Bir ateşböceğinin şarkısı...
1957 yılının Japonya’sında, on yedi yaşındaki Naoko Nakamura için ailesinin ticari ilişkilerini güçlendirecek bir evlilik planlanmıştır. Tören için her şey hazırdır tek bir şey hariç, Naoko’nun kalbi. O ne yazık ki ailesinin beklediği gibi gönlünü onları gururlandıracak bir adama değil, Amerikalı bir askere, bir yabancıya, hatta düşmana kaptırmıştır. Dahası, her şeye rağmen gelenekleri ve kendisi için hazırlanan geleceği hiçe sayarak sakladığı büyük sırla beraber aşkın peşinden gitmeye, yüreğinin ona fısıldadığı şarkıyı dinlemeye hazırdır. Öte yandan o şarkının yankılarının, yıllar sonra okyanusun ötesinden bile duyulacağından tamamen habersizdir.

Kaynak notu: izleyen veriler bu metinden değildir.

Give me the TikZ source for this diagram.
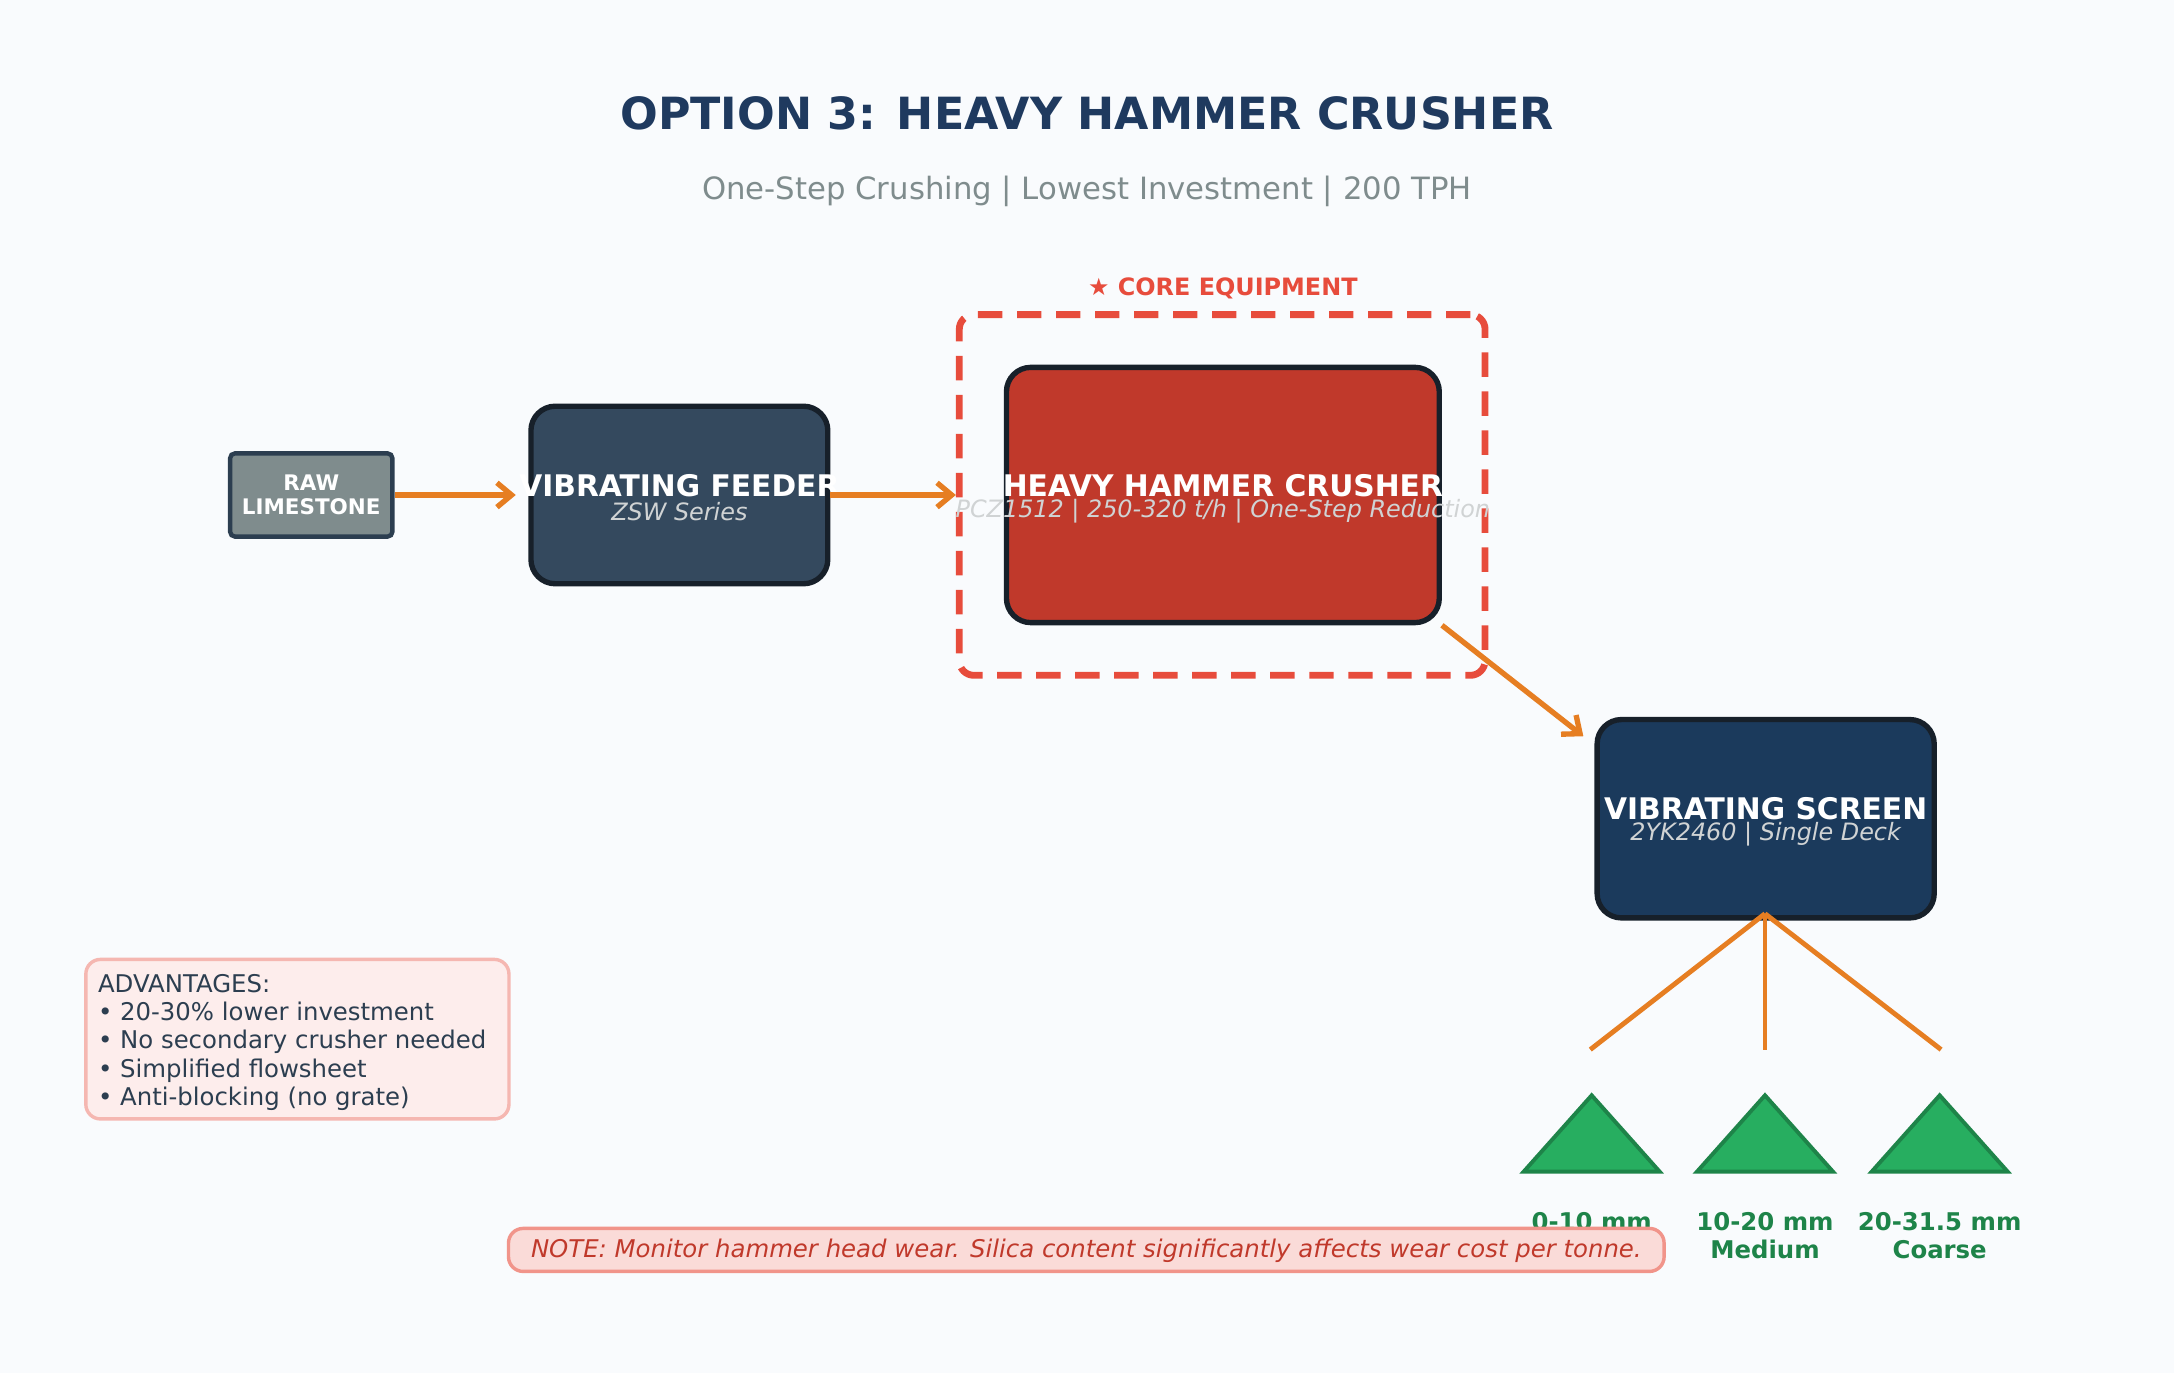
\documentclass[tikz,border=0pt]{standalone}
\usepackage{fontspec}
\setmainfont{DejaVu Sans}
\usetikzlibrary{arrows.meta}
\definecolor{bg}{HTML}{F9FBFD}
\definecolor{navy}{HTML}{1F3A5F}
\definecolor{grayt}{HTML}{7F8C8D}
\definecolor{edge}{HTML}{17202A}
\definecolor{feed}{HTML}{34495E}
\definecolor{crush}{HTML}{C0392B}
\definecolor{scr}{HTML}{1B3A5C}
\definecolor{redl}{HTML}{E74C3C}
\definecolor{org}{HTML}{E67E22}
\definecolor{grn}{HTML}{27AE60}
\definecolor{grnd}{HTML}{1E8449}
\definecolor{subt}{HTML}{D0D3D4}
\definecolor{advf}{HTML}{FDEDEC}
\definecolor{advd}{HTML}{F5B7B1}
\definecolor{notef}{HTML}{FADBD8}
\definecolor{noted}{HTML}{F1948A}
\definecolor{darkt}{HTML}{2C3E50}
\tikzset{
 fs/.style={font=\fontsize{#1}{#1}\selectfont},
 box/.style={draw=edge, line width=1.1pt, rounded corners=5pt, inner sep=0pt},
 tl/.style={text=white, font=\fontsize{6.1}{7}\selectfont\bfseries},
 sl/.style={text=subt, font=\fontsize{4.9}{5.5}\selectfont\itshape},
 flow/.style={draw=org, line width=1.1pt, -{Straight Barb[length=3pt,width=5pt]}},
 branch/.style={draw=org, line width=1pt},
 tri/.style={fill=grn, draw=grnd, line width=0.8pt},
 prod/.style={text=grnd, align=center, font=\fontsize{5}{5.7}\selectfont\bfseries},
}
\begin{document}
\begin{tikzpicture}[x=0.01cm,y=-0.01cm]
\fill[bg] (0,0) rectangle (1568,990);
\node[text=navy, font=\fontsize{9.1}{10}\selectfont\bfseries] (title) at (784,82) {OPTION 3: HEAVY HAMMER CRUSHER};
\node[text=grayt, fs=6.3] (sub) at (784,138) {One-Step Crushing | Lowest Investment | 200 TPH};

\node[fill=grayt, draw=darkt, line width=0.9pt, rounded corners=1pt, inner sep=0pt, minimum width=1.17cm, minimum height=0.6cm] (raw) at (224.5,357) {};
\node[text=white, align=center, font=\fontsize{4.4}{5}\selectfont\bfseries] at (224.5,357) {RAW\\LIMESTONE};

\node[box, fill=feed, minimum width=2.14cm, minimum height=1.28cm] (feeder) at (490,357) {};
\node[tl] at (490,350) {VIBRATING FEEDER};
\node[sl] at (490,369) {ZSW Series};

\node[draw=redl, line width=1.4pt, dash pattern=on 5pt off 3pt, rounded corners=3pt, inner sep=0pt, minimum width=3.79cm, minimum height=2.6cm] (core) at (881.5,357) {};
\node[text=redl, font=\fontsize{4.9}{5.5}\selectfont\bfseries] at (882,208) {★ CORE EQUIPMENT};
\node[box, fill=crush, minimum width=3.12cm, minimum height=1.84cm] (crusher) at (882,357) {};
\node[tl] at (882,350) {HEAVY HAMMER CRUSHER};
\node[sl] at (882,369) {PCZ1512 | 250-320 t/h | One-Step Reduction};

\node[box, fill=scr, minimum width=2.43cm, minimum height=1.43cm] (screen) at (1273.5,590.5) {};
\node[tl] at (1273.5,583) {VIBRATING SCREEN};
\node[sl] at (1273.5,602) {2YK2460 | Single Deck};

\draw[flow] (raw.east) -- (372,357);
\draw[flow] (feeder.east) -- (core.west);
\draw[flow] (crusher.south east) -- (1142,531);

\coordinate (hub) at (1273,659);
\coordinate (e1) at (1147,757);
\coordinate (e2) at (1273,757);
\coordinate (e3) at (1400,757);
\draw[branch] (hub) -- (e1); \draw[branch] (hub) -- (e2); \draw[branch] (hub) -- (e3);

\foreach \x in {1148,1273,1399}{
 \draw[tri] (\x-49,845) -- (\x,790) -- (\x+49,845) -- cycle;
}
\node[prod] (p1) at (1148,891) {0-10 mm\\Fine};
\node[prod] (p2) at (1273,891) {10-20 mm\\Medium};
\node[prod] (p3) at (1399,891) {20-31.5 mm\\Coarse};

\node[fill=advf, draw=advd, line width=0.7pt, rounded corners=3pt, inner sep=0pt, minimum width=3.05cm, minimum height=1.15cm] (adv) at (214.5,749.5) {};
\node[anchor=north west, inner sep=0pt, align=left, text=darkt, font=\fontsize{5}{5.8}\selectfont] at (70,702) {ADVANTAGES:\\• 20-30\% lower investment\\• No secondary crusher needed\\• Simplified flowsheet\\• Anti-blocking (no grate)};

\node[fill=notef, draw=noted, line width=0.7pt, rounded corners=3pt, inner sep=0pt, minimum width=8.33cm, minimum height=0.31cm] (note) at (783.5,901.5) {};
\node[text=crush, font=\fontsize{5}{5.8}\selectfont\itshape] at (783.5,902) {NOTE: Monitor hammer head wear. Silica content significantly affects wear cost per tonne.};
\end{tikzpicture}
\end{document}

Günümüz Amerikası’nda ise ölmek üzere olan babasının başında bekleyen gazeteci Tori Kovac, o güne kadar çok sevdiği babası, kendisi ve ailesi hakkında bildiği her şeyi altüst edecek bir mektup bulur. Mektubun ardındaki gerçeği öğrenmek için çıktığı yolculuk onu, Japonya’nın uzak bir sahil kasabasına kadar getirecektir.
Biri, kalbi ve ailesi arasında seçim yapmak zorunda kalmış, diğeri ise gerçek yuvasının neresi olduğunu merak eden iki güçlü kadının, yıllara ve mesafelere meydan okuyan duygu yüklü hikâyesi. Ateşböceğinin Şarkısı, sevdiklerimiz uğruna neler yapabileceğimizi gözler önüne seren, kolay kolay hafızalarınızdan silinmeyecek bir başyapıt.